Your doctor has just told you that you have advanced, progressive or metastatic prostate cancer. The doctor also has just told you that this type of prostate cancer is terminal; there are no cures currently available.  

You find that you are in shock!  You have cancer, your cancer has already spread outside the prostate gland and it is not curable. It doesn’t matter who you are, you are going to feel overwhelmed.

Theoretically, what the doctor told you about our current ability to cure your cancer and about it being terminal is correct.  Despite these truths, the fact is that for many of us, we will not die from the prostate cancer, we will die with prostate cancer!

Treatment today often delays cancer long enough so that we will live our life and then die from some other unrelated cause.  For men with advanced, progressive metastatic prostate cancer the goal is to make the prostate cancer into a chronic illness.  Our treatments can put you into a long-term remission so that you can live your life in a full and happy manner.

As we have said in many of the posts on this webpage, in order to do this, we need to educate ourselves about our cancer, and our treatment options so that we can work hand-in-hand with our doctors in making the best possible treatment choices.

To do this might mean that you will need to question your doctors about their recommendations, offer them additional treatment options that they have not thought about and offer them research findings that could change their thinking and the course of your treatments.

One very common area of conversation for a man who has been diagnosed with advanced prostate cancer is about the possible merits of debulking the cancer. Debulking cancer, lightening the tumor burden, involves removing the prostate gland and possibly other nearby tumors. Traditionally, a newly diagnosed man with distant metastasis is not offered the opportunity to have the prostate gland removed since the cancer is ultimately terminal and the treatment itself will cause significant side effects.

If your doctor automatically makes this decision it should become a point of contention that you raise with your doctor.  If they tell you that having surgery for prostate cancer that has left the gland will not provide you with any positive result, you should question this assumption. 

There is now mounting data that shows that the removing the gland (thus the primary tumors) does slow down the prostate cancer’s progression and more importantly it can extend your survival.

In a retrospective study by Culp and associates published in the journal, European Urology, addressed this question. Using the Surveillance, Epidemiology, and End Results (SEER) database they evaluated almost 8000 men who either received no local therapy or received local therapy with a radical prostatectomy or brachytherapy, despite being diagnosed with advanced metastatic prostate cancer.

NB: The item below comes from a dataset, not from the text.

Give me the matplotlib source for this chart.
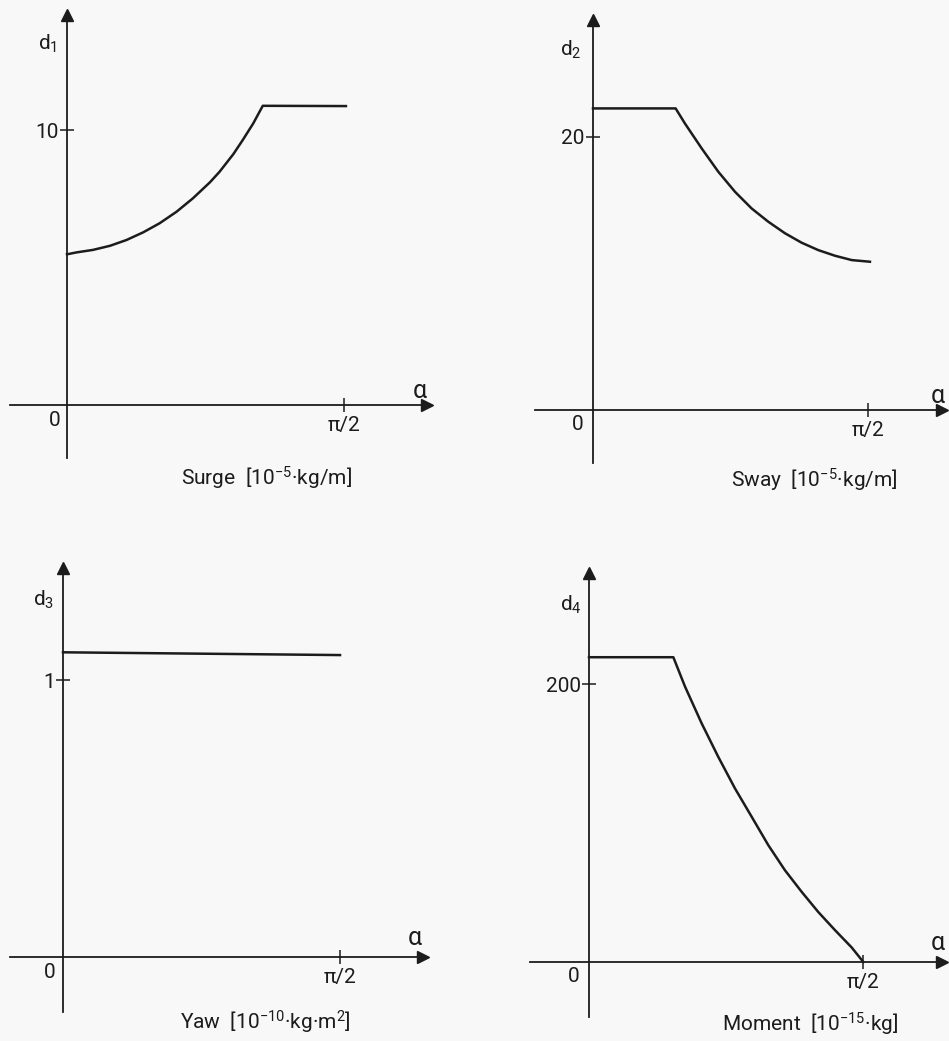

Their analysis revealed a statistically significant improved overall survival (OS) and cancer-specific survival for the groups of men who received the local treatments, whether it was surgery or brachytherapy, with surgery being associated with the best overall results.

An additional search of the literature finds that there are many other studies that come to the same conclusion. 

 Heidenreich et al., published in by the NIH in PubMed concluded that a radical prostatectomy (RP) achieved excellent survival rates in men with high-risk prostate cancer, even in men with very high PSA levels. They found that the completion of an RP with lymphadenectomy might give a survival benefit in men who were found intra-operatively to be node-positive (a spread of their cancer into neighboring lymph nodes).

Making this type of decision more difficult is that fact that not all other studies have come to the same conclusion.  Therefore, many physicians remain skeptical about the value of tumor debulking.